Below are records that hold pictures; write out only the lines from their start through the line with "(cL.south) -- (vL.north);", exactly, and drop the pictures.
* BEGIN Dataset records *
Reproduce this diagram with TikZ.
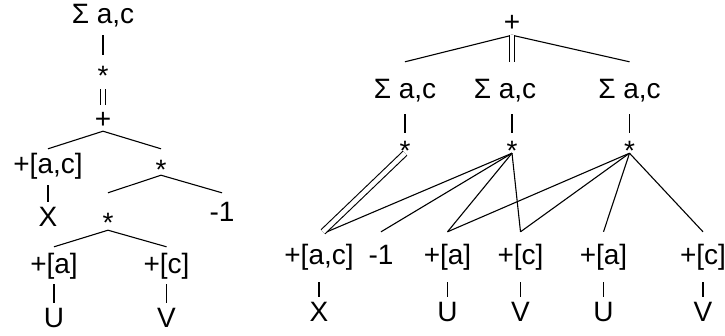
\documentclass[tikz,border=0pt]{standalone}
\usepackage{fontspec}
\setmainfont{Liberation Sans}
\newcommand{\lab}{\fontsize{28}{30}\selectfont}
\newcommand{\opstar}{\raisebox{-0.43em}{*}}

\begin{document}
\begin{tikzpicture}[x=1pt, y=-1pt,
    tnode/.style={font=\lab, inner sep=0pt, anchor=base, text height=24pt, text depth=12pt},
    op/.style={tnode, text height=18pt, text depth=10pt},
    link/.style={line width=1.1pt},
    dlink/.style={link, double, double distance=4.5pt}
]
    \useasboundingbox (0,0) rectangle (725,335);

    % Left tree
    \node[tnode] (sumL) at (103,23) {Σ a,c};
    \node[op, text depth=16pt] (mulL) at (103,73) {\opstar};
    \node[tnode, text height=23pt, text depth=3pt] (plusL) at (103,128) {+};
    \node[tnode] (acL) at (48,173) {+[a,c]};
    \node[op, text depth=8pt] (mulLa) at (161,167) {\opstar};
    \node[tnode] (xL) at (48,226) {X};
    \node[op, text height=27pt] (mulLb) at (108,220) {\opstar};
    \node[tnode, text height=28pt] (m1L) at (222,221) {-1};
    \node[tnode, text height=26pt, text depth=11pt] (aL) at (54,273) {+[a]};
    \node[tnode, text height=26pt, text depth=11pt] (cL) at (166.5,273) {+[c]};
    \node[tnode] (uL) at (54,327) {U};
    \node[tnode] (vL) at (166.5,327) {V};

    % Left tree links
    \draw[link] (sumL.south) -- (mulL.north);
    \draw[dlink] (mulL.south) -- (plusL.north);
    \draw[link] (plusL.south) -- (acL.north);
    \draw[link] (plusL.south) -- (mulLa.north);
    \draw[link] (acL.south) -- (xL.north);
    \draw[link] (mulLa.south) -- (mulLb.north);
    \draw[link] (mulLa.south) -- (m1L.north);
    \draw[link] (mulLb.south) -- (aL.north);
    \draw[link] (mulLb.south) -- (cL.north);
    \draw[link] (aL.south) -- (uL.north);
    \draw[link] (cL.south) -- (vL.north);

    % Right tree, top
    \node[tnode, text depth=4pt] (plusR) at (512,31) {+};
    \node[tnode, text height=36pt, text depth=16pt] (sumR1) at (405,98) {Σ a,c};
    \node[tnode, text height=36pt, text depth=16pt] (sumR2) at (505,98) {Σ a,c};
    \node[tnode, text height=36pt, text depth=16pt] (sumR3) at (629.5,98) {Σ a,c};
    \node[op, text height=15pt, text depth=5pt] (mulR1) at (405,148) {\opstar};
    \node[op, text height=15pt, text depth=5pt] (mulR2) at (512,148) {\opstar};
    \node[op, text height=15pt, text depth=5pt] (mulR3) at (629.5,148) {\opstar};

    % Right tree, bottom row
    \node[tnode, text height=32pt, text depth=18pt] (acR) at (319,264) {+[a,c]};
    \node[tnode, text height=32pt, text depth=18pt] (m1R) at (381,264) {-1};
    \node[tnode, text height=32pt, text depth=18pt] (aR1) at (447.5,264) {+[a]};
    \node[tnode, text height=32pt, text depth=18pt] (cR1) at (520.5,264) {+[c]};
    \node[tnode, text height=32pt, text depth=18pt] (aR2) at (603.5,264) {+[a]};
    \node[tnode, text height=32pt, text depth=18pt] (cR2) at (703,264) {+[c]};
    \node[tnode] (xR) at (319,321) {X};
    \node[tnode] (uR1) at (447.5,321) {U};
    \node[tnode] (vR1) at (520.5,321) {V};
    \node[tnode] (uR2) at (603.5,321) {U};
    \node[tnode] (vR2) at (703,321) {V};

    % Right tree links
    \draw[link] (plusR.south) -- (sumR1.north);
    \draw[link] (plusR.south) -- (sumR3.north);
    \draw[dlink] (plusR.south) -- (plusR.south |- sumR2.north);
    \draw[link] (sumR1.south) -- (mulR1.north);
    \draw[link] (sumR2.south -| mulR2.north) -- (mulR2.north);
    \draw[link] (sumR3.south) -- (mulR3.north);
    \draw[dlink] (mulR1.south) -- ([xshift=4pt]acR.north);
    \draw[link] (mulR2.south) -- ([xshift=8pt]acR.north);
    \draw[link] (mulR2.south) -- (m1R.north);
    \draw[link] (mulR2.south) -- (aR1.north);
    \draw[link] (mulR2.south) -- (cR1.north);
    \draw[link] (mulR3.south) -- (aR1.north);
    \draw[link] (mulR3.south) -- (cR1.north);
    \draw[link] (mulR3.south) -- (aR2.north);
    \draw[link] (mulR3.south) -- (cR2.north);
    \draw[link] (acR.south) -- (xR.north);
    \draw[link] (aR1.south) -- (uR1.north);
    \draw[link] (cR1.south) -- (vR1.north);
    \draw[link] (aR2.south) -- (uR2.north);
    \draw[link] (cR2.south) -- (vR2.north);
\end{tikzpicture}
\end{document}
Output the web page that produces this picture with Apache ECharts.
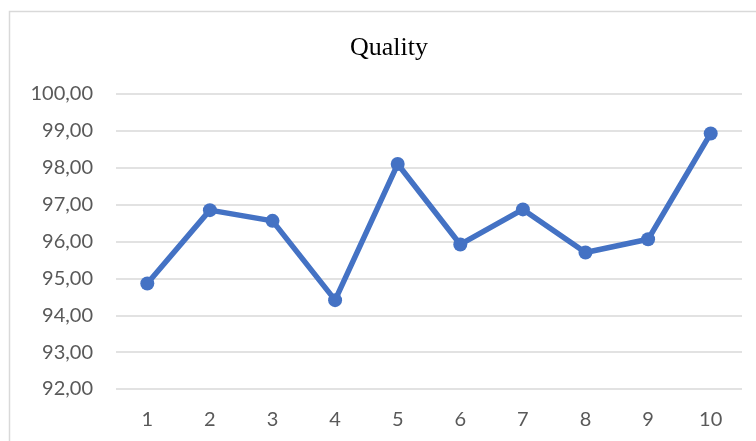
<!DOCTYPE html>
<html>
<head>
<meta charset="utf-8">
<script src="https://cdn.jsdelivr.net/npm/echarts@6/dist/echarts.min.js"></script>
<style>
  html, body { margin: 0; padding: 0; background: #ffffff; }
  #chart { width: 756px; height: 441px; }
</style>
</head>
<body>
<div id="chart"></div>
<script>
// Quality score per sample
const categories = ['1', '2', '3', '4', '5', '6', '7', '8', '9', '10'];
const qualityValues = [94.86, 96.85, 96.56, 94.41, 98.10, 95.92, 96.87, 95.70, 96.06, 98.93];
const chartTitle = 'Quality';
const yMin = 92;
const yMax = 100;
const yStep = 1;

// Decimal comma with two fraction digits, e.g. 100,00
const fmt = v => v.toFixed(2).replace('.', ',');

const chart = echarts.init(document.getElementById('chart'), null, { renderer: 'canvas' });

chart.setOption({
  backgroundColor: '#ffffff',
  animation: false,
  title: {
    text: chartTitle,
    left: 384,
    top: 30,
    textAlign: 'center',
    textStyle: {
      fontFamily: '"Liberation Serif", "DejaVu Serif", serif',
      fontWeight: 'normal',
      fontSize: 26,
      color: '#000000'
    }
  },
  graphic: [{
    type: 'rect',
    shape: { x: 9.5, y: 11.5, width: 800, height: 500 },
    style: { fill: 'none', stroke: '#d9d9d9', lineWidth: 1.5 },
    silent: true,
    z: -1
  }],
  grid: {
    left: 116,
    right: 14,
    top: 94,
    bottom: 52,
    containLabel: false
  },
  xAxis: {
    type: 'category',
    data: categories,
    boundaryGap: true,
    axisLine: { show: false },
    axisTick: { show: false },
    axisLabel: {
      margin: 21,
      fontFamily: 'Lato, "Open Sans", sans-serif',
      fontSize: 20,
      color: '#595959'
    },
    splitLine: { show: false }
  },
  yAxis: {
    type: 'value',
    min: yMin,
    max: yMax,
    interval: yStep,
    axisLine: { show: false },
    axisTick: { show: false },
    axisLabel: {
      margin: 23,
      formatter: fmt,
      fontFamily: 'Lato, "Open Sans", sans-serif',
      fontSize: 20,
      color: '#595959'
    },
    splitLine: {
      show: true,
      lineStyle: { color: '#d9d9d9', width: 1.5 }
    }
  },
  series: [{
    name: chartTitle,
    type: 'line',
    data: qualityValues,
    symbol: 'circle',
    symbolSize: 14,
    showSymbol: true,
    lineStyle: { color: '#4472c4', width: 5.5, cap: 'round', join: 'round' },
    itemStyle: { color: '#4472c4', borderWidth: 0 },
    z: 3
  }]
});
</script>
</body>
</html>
* END Dataset records *
• **In response**
Reproduce this diagram with TikZ.
\documentclass[tikz,border=0pt]{standalone}
\usepackage{fontspec}
\setmainfont{Liberation Sans}
\newcommand{\lab}{\fontsize{28}{30}\selectfont}
\newcommand{\opstar}{\raisebox{-0.43em}{*}}

\begin{document}
\begin{tikzpicture}[x=1pt, y=-1pt,
    tnode/.style={font=\lab, inner sep=0pt, anchor=base, text height=24pt, text depth=12pt},
    op/.style={tnode, text height=18pt, text depth=10pt},
    link/.style={line width=1.1pt},
    dlink/.style={link, double, double distance=4.5pt}
]
    \useasboundingbox (0,0) rectangle (725,335);

    % Left tree
    \node[tnode] (sumL) at (103,23) {Σ a,c};
    \node[op, text depth=16pt] (mulL) at (103,73) {\opstar};
    \node[tnode, text height=23pt, text depth=3pt] (plusL) at (103,128) {+};
    \node[tnode] (acL) at (48,173) {+[a,c]};
    \node[op, text depth=8pt] (mulLa) at (161,167) {\opstar};
    \node[tnode] (xL) at (48,226) {X};
    \node[op, text height=27pt] (mulLb) at (108,220) {\opstar};
    \node[tnode, text height=28pt] (m1L) at (222,221) {-1};
    \node[tnode, text height=26pt, text depth=11pt] (aL) at (54,273) {+[a]};
    \node[tnode, text height=26pt, text depth=11pt] (cL) at (166.5,273) {+[c]};
    \node[tnode] (uL) at (54,327) {U};
    \node[tnode] (vL) at (166.5,327) {V};

    % Left tree links
    \draw[link] (sumL.south) -- (mulL.north);
    \draw[dlink] (mulL.south) -- (plusL.north);
    \draw[link] (plusL.south) -- (acL.north);
    \draw[link] (plusL.south) -- (mulLa.north);
    \draw[link] (acL.south) -- (xL.north);
    \draw[link] (mulLa.south) -- (mulLb.north);
    \draw[link] (mulLa.south) -- (m1L.north);
    \draw[link] (mulLb.south) -- (aL.north);
    \draw[link] (mulLb.south) -- (cL.north);
    \draw[link] (aL.south) -- (uL.north);
    \draw[link] (cL.south) -- (vL.north);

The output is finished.